Groups reach agreement on health-care overhaul


“You can bet I’ll be working closely with these groups.”

Sen. Max Baucus

Senate Finance Committee Chairman

WASHINGTON (AP) — Groups often at odds over health-care reform — consumers, insurers, doctors, employers — reached a broad agreement Friday that could serve as a starting point for lawmakers trying to overhaul the system.

Although the long-awaited report of the Health Reform Dialogue avoided some of the most contentious issues, the agreement does have the kind of far-reaching support lawmakers will need to meet their goal of passing legislation this year.

“You can bet I’ll be working closely with these groups,” said Senate Finance Committee Chairman Max Baucus, D-Mont., who is trying to find consensus on Capitol Hill.

In their report, the groups said the uninsured should be covered through a mix of expanded government programs and subsidies to purchase private health coverage. They called for savings from making the health-care system less wasteful and urged that prevention become the foundation for medical care. Many of their ideas are shared by President Barack Obama and influential lawmakers such as Baucus.

But the five-page proposal was thin on details, starting with how to pay for the plan. And the groups avoided such divisive issues as whether insurers should be forced to compete with a new government-sponsored insurance plan, as Obama has proposed.

Critics minimized the result. “They’ve moved the health-care debate forward a few inches,” said Richard Kirsch, director of Health Care for America Now, a grassroots campaign backed by labor.

The 18 groups met for six months. Along the way, two major unions pulled away, but other groups representing seniors, businesses, nurses, drug makers and patients kept talking.
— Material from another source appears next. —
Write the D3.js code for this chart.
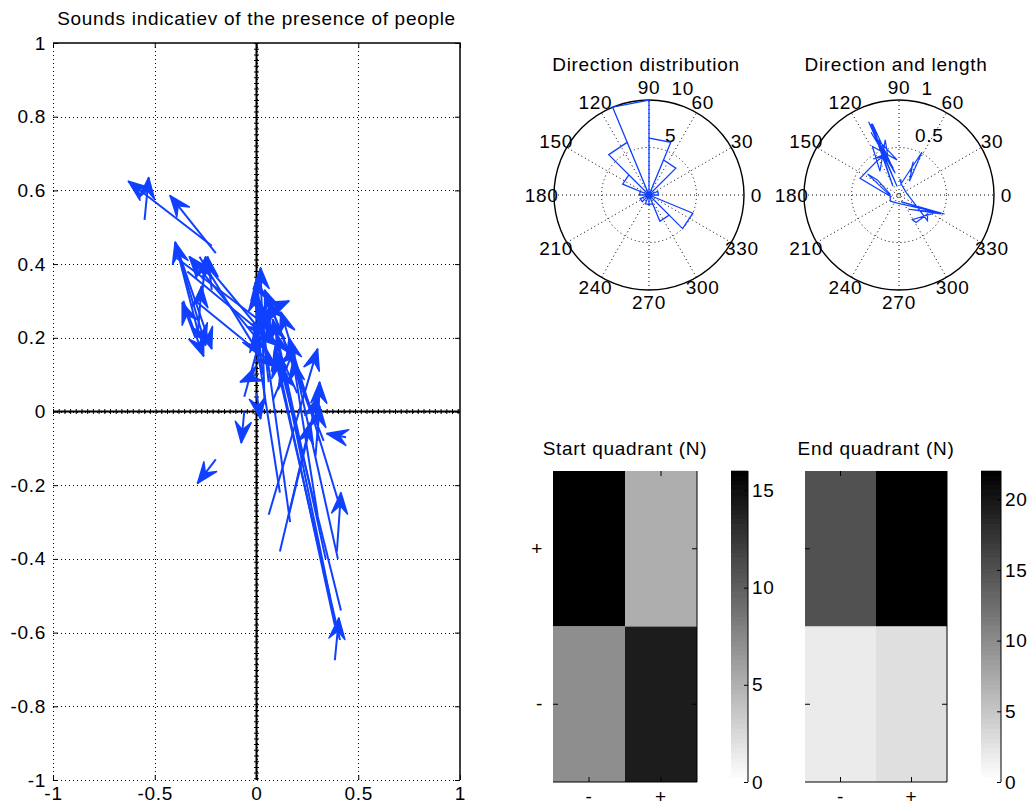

“What the agreement tries to do is achieve a balance for coverage expansion through the two key pillars of health care today,” said Ron Pollack, executive director of Families USA, a liberal advocacy group that stayed in the talks. “One is employer-sponsored private coverage and the other is safety-net coverage.”

Other participants included the National Federation of Independent Business and the health insurance industry, who were instrumental in sinking the last attempt at a health-care overhaul in the 1990s. Also in the talks were staunch supporters of guaranteed coverage for all, such as AARP and the American Cancer Society Cancer Action Network.

The Service Employees International Union and the American Federation of State, County and Municipal Employees took part but didn’t sign on to the agreement because some of their concerns could not be satisfied. That underscored the difficulty of getting a health-care compromise.

The groups all but endorsed a requirement that every American obtain health insurance. While their agreement avoided the politically loaded term “individual mandate,” it said Congress should “enact reforms necessary so that all individuals will purchase or obtain quality, affordable health insurance.” They avoided the issue of requiring employers to help pay premiums.